#### [DIRECTIVE]
Word for word, copy all the data and drop the pictures.

#### [DATASET EXCERPT]
————————

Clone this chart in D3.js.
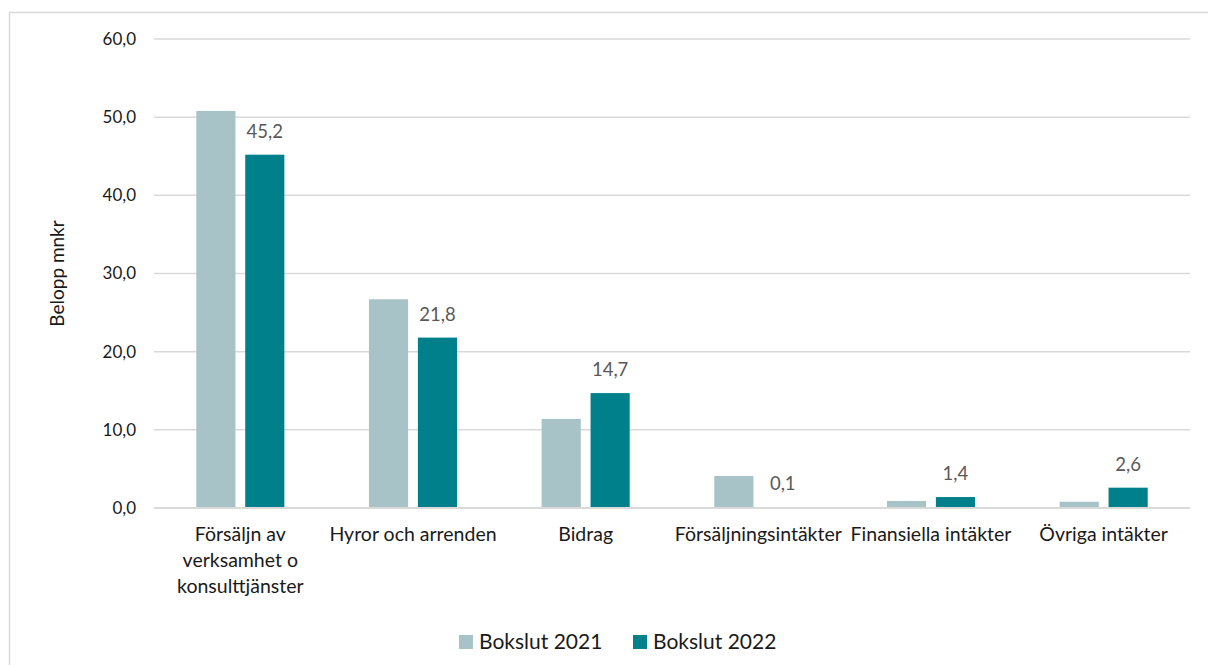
<!DOCTYPE html>
<html>
<head>
<meta charset="utf-8">
<script src="https://cdn.jsdelivr.net/npm/d3@7"></script>
<style>
  body { margin: 0; background: #fff; }
  svg { display: block; font-family: Lato, "Open Sans", sans-serif; }
</style>
</head>
<body>
<div id="chart"></div>
<script>
// setting up constants
const FRAME_WIDTH = 1208;
const FRAME_HEIGHT = 665;
const MARGINS = {left: 154, right: 18, top: 39, bottom: 157};

const VIS_WIDTH = FRAME_WIDTH - MARGINS.left - MARGINS.right;
const VIS_HEIGHT = FRAME_HEIGHT - MARGINS.top - MARGINS.bottom;

// data
const categories = [
  "Försäljn av\nverksamhet o\nkonsulttjänster",
  "Hyror och arrenden",
  "Bidrag",
  "Försäljningsintäkter",
  "Finansiella intäkter",
  "Övriga intäkter"
];
const series = ["Bokslut 2021", "Bokslut 2022"];
const bokslut2021 = [50.8, 26.7, 11.4, 4.1, 0.9, 0.8];
const bokslut2022 = [45.2, 21.8, 14.7, 0.1, 1.4, 2.6];
const yTicks = [0, 10, 20, 30, 40, 50, 60];
const colors = ["#a7c3c8", "#00808a"];

const data = categories.map((c, i) => ({
  cat: c,
  values: [bokslut2021[i], bokslut2022[i]]
}));

const FRAME = d3.select("#chart")
  .append("svg")
  .attr("width", FRAME_WIDTH)
  .attr("height", FRAME_HEIGHT);

// outer border (runs off the right and bottom edges)
FRAME.append("rect")
  .attr("x", 9.5)
  .attr("y", 12.5)
  .attr("width", FRAME_WIDTH + 10)
  .attr("height", FRAME_HEIGHT + 10)
  .attr("fill", "none")
  .attr("stroke", "#d9d9d9")
  .attr("stroke-width", 1.5);

const g = FRAME.append("g")
  .attr("transform", `translate(${MARGINS.left},${MARGINS.top})`);

// scales
const y = d3.scaleLinear()
  .domain([0, 60])
  .range([VIS_HEIGHT, 0]);

const x0 = d3.scaleBand()
  .domain(categories)
  .range([0, VIS_WIDTH])
  .paddingInner(0.49)
  .paddingOuter(0.245);

const x1 = d3.scaleBand()
  .domain(series)
  .range([0, x0.bandwidth()])
  .paddingInner(0.2);

// gridlines
g.append("g")
  .selectAll("line")
  .data(yTicks.filter(d => d > 0))
  .join("line")
    .attr("x1", 0)
    .attr("x2", VIS_WIDTH)
    .attr("y1", d => y(d))
    .attr("y2", d => y(d))
    .attr("stroke", "#d9d9d9")
    .attr("stroke-width", 1.5);

// y axis labels
const yAxis = g.append("g")
  .call(d3.axisLeft(y)
    .tickValues(yTicks)
    .tickSize(0)
    .tickPadding(18)
    .tickFormat(d => d3.format(".1f")(d).replace(".", ",")));
yAxis.select(".domain").remove();
yAxis.selectAll("text")
  .attr("font-family", "Lato, sans-serif")
  .attr("font-size", 17)
  .attr("fill", "#1a1a1a");

// y axis title
FRAME.append("text")
  .attr("transform", `translate(64,${MARGINS.top + VIS_HEIGHT / 2}) rotate(-90)`)
  .attr("text-anchor", "middle")
  .attr("font-size", 19)
  .attr("fill", "#1a1a1a")
  .text("Belopp mnkr");

// bars
const groups = g.selectAll(".group")
  .data(data)
  .join("g")
    .attr("class", "group")
    .attr("transform", d => `translate(${x0(d.cat)},0)`);

groups.selectAll("rect")
  .data(d => d.values.map((v, i) => ({key: series[i], value: v, i: i})))
  .join("rect")
    .attr("x", d => x1(d.key))
    .attr("y", d => y(d.value))
    .attr("width", x1.bandwidth())
    .attr("height", d => VIS_HEIGHT - y(d.value))
    .attr("fill", d => colors[d.i]);

// baseline on top of the bars
g.append("line")
  .attr("x1", 0)
  .attr("x2", VIS_WIDTH)
  .attr("y1", y(0))
  .attr("y2", y(0))
  .attr("stroke", "#d9d9d9")
  .attr("stroke-width", 2.2);

// data labels, 2022 only
groups.append("text")
  .attr("x", x1(series[1]) + x1.bandwidth() / 2)
  .attr("y", d => y(d.values[1]) - 17)
  .attr("text-anchor", "middle")
  .attr("font-size", 18.5)
  .attr("fill", "#595959")
  .text(d => d3.format(".1f")(d.values[1]).replace(".", ","));

// category labels
const catLabels = g.append("g")
  .selectAll("text")
  .data(categories)
  .join("text")
    .attr("x", d => x0(d) + x0.bandwidth() / 2)
    .attr("y", VIS_HEIGHT + 33)
    .attr("text-anchor", "middle")
    .attr("font-size", 19.5)
    .attr("fill", "#1a1a1a");

catLabels.selectAll("tspan")
  .data(d => d.split("\n"))
  .join("tspan")
    .attr("x", function() { return this.parentNode.getAttribute("x"); })
    .attr("dy", (d, i) => i === 0 ? 0 : 26)
    .text(d => d);

// legend
const legend = FRAME.append("g")
  .attr("transform", "translate(459,635)");

const legendX = [0, 174];
const items = legend.selectAll("g")
  .data(series)
  .join("g")
    .attr("transform", (d, i) => `translate(${legendX[i]},0)`);

items.append("rect")
  .attr("width", 14)
  .attr("height", 14)
  .attr("fill", (d, i) => colors[i]);

items.append("text")
  .attr("x", 20)
  .attr("y", 13.5)
  .attr("font-size", 21)
  .attr("fill", "#1a1a1a")
  .text(d => d);
</script>
</body>
</html>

————————

#### [PROBLEM SOLUTION]
Clone this chart in D3.js.
<!DOCTYPE html>
<html>
<head>
<meta charset="utf-8">
<script src="https://cdn.jsdelivr.net/npm/d3@7"></script>
<style>
  body { margin: 0; background: #fff; }
  svg { display: block; font-family: Lato, "Open Sans", sans-serif; }
</style>
</head>
<body>
<div id="chart"></div>
<script>
// setting up constants
const FRAME_WIDTH = 1208;
const FRAME_HEIGHT = 665;
const MARGINS = {left: 154, right: 18, top: 39, bottom: 157};

const VIS_WIDTH = FRAME_WIDTH - MARGINS.left - MARGINS.right;
const VIS_HEIGHT = FRAME_HEIGHT - MARGINS.top - MARGINS.bottom;

// data
const categories = [
  "Försäljn av\nverksamhet o\nkonsulttjänster",
  "Hyror och arrenden",
  "Bidrag",
  "Försäljningsintäkter",
  "Finansiella intäkter",
  "Övriga intäkter"
];
const series = ["Bokslut 2021", "Bokslut 2022"];
const bokslut2021 = [50.8, 26.7, 11.4, 4.1, 0.9, 0.8];
const bokslut2022 = [45.2, 21.8, 14.7, 0.1, 1.4, 2.6];
const yTicks = [0, 10, 20, 30, 40, 50, 60];
const colors = ["#a7c3c8", "#00808a"];

const data = categories.map((c, i) => ({
  cat: c,
  values: [bokslut2021[i], bokslut2022[i]]
}));

const FRAME = d3.select("#chart")
  .append("svg")
  .attr("width", FRAME_WIDTH)
  .attr("height", FRAME_HEIGHT);

// outer border (runs off the right and bottom edges)
FRAME.append("rect")
  .attr("x", 9.5)
  .attr("y", 12.5)
  .attr("width", FRAME_WIDTH + 10)
  .attr("height", FRAME_HEIGHT + 10)
  .attr("fill", "none")
  .attr("stroke", "#d9d9d9")
  .attr("stroke-width", 1.5);

const g = FRAME.append("g")
  .attr("transform", `translate(${MARGINS.left},${MARGINS.top})`);

// scales
const y = d3.scaleLinear()
  .domain([0, 60])
  .range([VIS_HEIGHT, 0]);

const x0 = d3.scaleBand()
  .domain(categories)
  .range([0, VIS_WIDTH])
  .paddingInner(0.49)
  .paddingOuter(0.245);

const x1 = d3.scaleBand()
  .domain(series)
  .range([0, x0.bandwidth()])
  .paddingInner(0.2);

// gridlines
g.append("g")
  .selectAll("line")
  .data(yTicks.filter(d => d > 0))
  .join("line")
    .attr("x1", 0)
    .attr("x2", VIS_WIDTH)
    .attr("y1", d => y(d))
    .attr("y2", d => y(d))
    .attr("stroke", "#d9d9d9")
    .attr("stroke-width", 1.5);

// y axis labels
const yAxis = g.append("g")
  .call(d3.axisLeft(y)
    .tickValues(yTicks)
    .tickSize(0)
    .tickPadding(18)
    .tickFormat(d => d3.format(".1f")(d).replace(".", ",")));
yAxis.select(".domain").remove();
yAxis.selectAll("text")
  .attr("font-family", "Lato, sans-serif")
  .attr("font-size", 17)
  .attr("fill", "#1a1a1a");

// y axis title
FRAME.append("text")
  .attr("transform", `translate(64,${MARGINS.top + VIS_HEIGHT / 2}) rotate(-90)`)
  .attr("text-anchor", "middle")
  .attr("font-size", 19)
  .attr("fill", "#1a1a1a")
  .text("Belopp mnkr");

// bars
const groups = g.selectAll(".group")
  .data(data)
  .join("g")
    .attr("class", "group")
    .attr("transform", d => `translate(${x0(d.cat)},0)`);

groups.selectAll("rect")
  .data(d => d.values.map((v, i) => ({key: series[i], value: v, i: i})))
  .join("rect")
    .attr("x", d => x1(d.key))
    .attr("y", d => y(d.value))
    .attr("width", x1.bandwidth())
    .attr("height", d => VIS_HEIGHT - y(d.value))
    .attr("fill", d => colors[d.i]);

// baseline on top of the bars
g.append("line")
  .attr("x1", 0)
  .attr("x2", VIS_WIDTH)
  .attr("y1", y(0))
  .attr("y2", y(0))
  .attr("stroke", "#d9d9d9")
  .attr("stroke-width", 2.2);

// data labels, 2022 only
groups.append("text")
  .attr("x", x1(series[1]) + x1.bandwidth() / 2)
  .attr("y", d => y(d.values[1]) - 17)
  .attr("text-anchor", "middle")
  .attr("font-size", 18.5)
  .attr("fill", "#595959")
  .text(d => d3.format(".1f")(d.values[1]).replace(".", ","));

// category labels
const catLabels = g.append("g")
  .selectAll("text")
  .data(categories)
  .join("text")
    .attr("x", d => x0(d) + x0.bandwidth() / 2)
    .attr("y", VIS_HEIGHT + 33)
    .attr("text-anchor", "middle")
    .attr("font-size", 19.5)
    .attr("fill", "#1a1a1a");

catLabels.selectAll("tspan")
  .data(d => d.split("\n"))
  .join("tspan")
    .attr("x", function() { return this.parentNode.getAttribute("x"); })
    .attr("dy", (d, i) => i === 0 ? 0 : 26)
    .text(d => d);

// legend
const legend = FRAME.append("g")
  .attr("transform", "translate(459,635)");

const legendX = [0, 174];
const items = legend.selectAll("g")
  .data(series)
  .join("g")
    .attr("transform", (d, i) => `translate(${legendX[i]},0)`);

items.append("rect")
  .attr("width", 14)
  .attr("height", 14)
  .attr("fill", (d, i) => colors[i]);

items.append("text")
  .attr("x", 20)
  .attr("y", 13.5)
  .attr("font-size", 21)
  .attr("fill", "#1a1a1a")
  .text(d => d);
</script>
</body>
</html>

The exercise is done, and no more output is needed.